Этот командир имел репутацию завзятого бонвивана; перед кампанией он запасся большим количеством всего необходимого и был почти единственным, кто жил в роскоши среди всеобщих лишений.
Во время всего похода он держал великолепный стол, приглашение к коему почиталось одной из тех редкостных удач, при помощи которых фортуна демонстрирует людям свою благосклонность.
Тем не менее приятная жизнь не спасла генерала от его печальной судьбы, и в Кандагаре он пал жертвой недуга, в котором зачастую видят следствие подобной невоздержанности.
Его перенесли из Кандагара в Кабул в паланкине, и он не принимал никакого участия в событиях [марш к крепости Газни и ее штурм, центральные события Первой англо-афганской войны], разыгравшихся между этими точками на карте.
Усопшего погребли на армянском кладбище под стенами города, а несколько дней спустя его имущество было распродано на публичном аукционе.
Генерал покинул Бенгалию с караваном примерно из восьмидесяти верблюдов, груженных всяким добром; ко времени продажи из них уцелело около двадцати пяти.

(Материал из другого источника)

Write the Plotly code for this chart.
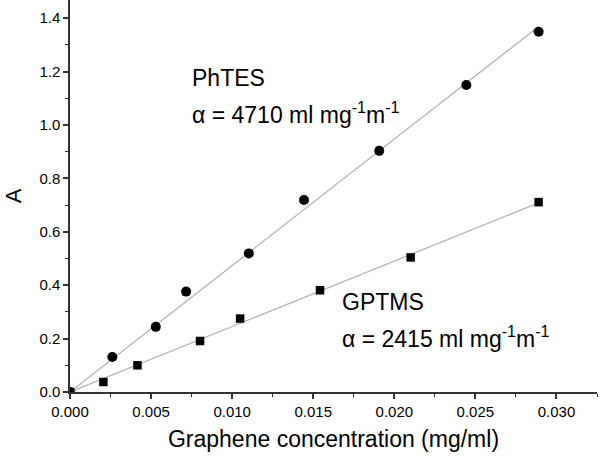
import numpy as np
import plotly.graph_objects as go

# PhTES (circles)
phtes_x = [0.0, 0.00261, 0.00529, 0.00716, 0.01103, 0.01443, 0.01907, 0.02444, 0.0289]
phtes_y = [0.0, 0.131, 0.244, 0.376, 0.519, 0.719, 0.903, 1.150, 1.349]
# GPTMS (squares)
gptms_x = [0.0, 0.00206, 0.00416, 0.00802, 0.01049, 0.01542, 0.02101, 0.0289]
gptms_y = [0.0, 0.0375, 0.100, 0.191, 0.275, 0.381, 0.504, 0.711]

x_ticks = [0.000, 0.005, 0.010, 0.015, 0.020, 0.025, 0.030]
x_tick_labels = ["0.000", "0.005", "0.010", "0.015", "0.020", "0.025", "0.030"]
y_ticks = [0.0, 0.2, 0.4, 0.6, 0.8, 1.0, 1.2, 1.4]
y_tick_labels = ["0.0", "0.2", "0.4", "0.6", "0.8", "1.0", "1.2", "1.4"]

FONT = "Arial, Liberation Sans, sans-serif"


def fit_origin(xs, ys):
    xs = np.asarray(xs)
    ys = np.asarray(ys)
    k = float((xs * ys).sum() / (xs * xs).sum())
    xl = np.array([0.0, xs.max()])
    return xl, k * xl


fig = go.Figure()
for xs, ys in [(phtes_x, phtes_y), (gptms_x, gptms_y)]:
    xl, yl = fit_origin(xs, ys)
    fig.add_trace(go.Scatter(x=xl, y=yl, mode="lines",
                             line=dict(color="#b4b4b4", width=1.3),
                             showlegend=False, hoverinfo="skip"))

fig.add_trace(go.Scatter(x=phtes_x, y=phtes_y, mode="markers", name="PhTES",
                         marker=dict(symbol="circle", size=10, color="black"),
                         showlegend=False))
fig.add_trace(go.Scatter(x=gptms_x, y=gptms_y, mode="markers", name="GPTMS",
                         marker=dict(symbol="square", size=8.5, color="black"),
                         showlegend=False))

ann_font = dict(family=FONT, size=23, color="black")
ann_specs = [
    (190, 78, "PhTES"),
    (190, 113, "α = 4710 ml mg<sup>-1</sup>m<sup>-1</sup>"),
    (340, 302, "GPTMS"),
    (340, 337, "α = 2415 ml mg<sup>-1</sup>m<sup>-1</sup>"),
]

L, R, T, B = 70, 3, 0, 68
W, H = 600, 460
pw, ph = W - L - R, H - T - B
for px, py, txt in ann_specs:
    fig.add_annotation(x=(px - L) / pw, y=1 - (py - T) / ph, xref="paper", yref="paper",
                       text=txt, showarrow=False, font=ann_font,
                       xanchor="left", yanchor="middle")

fig.update_layout(
    width=W, height=H,
    margin=dict(l=L, r=R, t=T, b=B),
    paper_bgcolor="white", plot_bgcolor="white",
    font=dict(family=FONT, color="black"),
    xaxis=dict(
        range=[0, 0.0325], tickvals=x_ticks, ticktext=x_tick_labels, automargin=False,
        showgrid=False, zeroline=False, showline=True, linecolor="#333333",
        linewidth=1.5, ticks="outside", ticklen=5, tickwidth=1.5, tickcolor="#333333",
        minor=dict(dtick=0.0025, ticks="outside", ticklen=3, tickwidth=1.2, tickcolor="#333333"),
        tickfont=dict(family=FONT, size=15, color="black"),
        title=dict(text="Graphene concentration (mg/ml)",
                   font=dict(family=FONT, size=23, color="black"), standoff=12),
    ),
    yaxis=dict(
        range=[0, 1.468], tickvals=y_ticks, ticktext=y_tick_labels, automargin=False,
        showgrid=False, zeroline=False, showline=True, linecolor="#333333",
        linewidth=1.5, ticks="outside", ticklen=5, tickwidth=1.5, tickcolor="#333333",
        minor=dict(dtick=0.1, ticks="outside", ticklen=3, tickwidth=1.2, tickcolor="#333333"),
        tickfont=dict(family=FONT, size=15, color="black"),
        title=dict(text="A", font=dict(family=FONT, size=22, color="black"), standoff=12),
    ),
)

fig.write_html("out.html", config={"displayModeBar": False},
               post_script="document.body.style.margin='0';document.body.style.padding='0';")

В этих тюках было такое множество отличной посуды, такой богатый запас сигар и нюхательного табаку и столько превосходного белья, что аукцион продолжался два дня кряду.
Кухонные принадлежности из генеральского багажа оказались столь разнообразными и хитроумными, что нам даже не удалось разгадать назначение отдельных мелких предметов необычного вида, входящих в их набор.
Цены, за которые было продано все это имущество, могут изумить европейского читателя, но следует помнить, что стоимость этих вещей увеличилась благодаря дефициту, то есть практически полной невозможности приобрести что-либо подобное.
Сигары пошли с молотка приблизительно по два с половиной шиллинга за штуку, табак по десять шиллингов за унцию, несколько бутылок пива и ликера (при том, что ни у одного другого командира во всей армии не было ни капли спиртного) по тридцать шиллингов каждая, а некоторые тонкие вина – по три-четыре фунта за бутылку.
Остальные вещи были оценены пропорционально: например, за каждую сорочку организаторы получили от тридцати до сорока шиллингов. Общая выручка, должно быть, достигла невероятных размеров.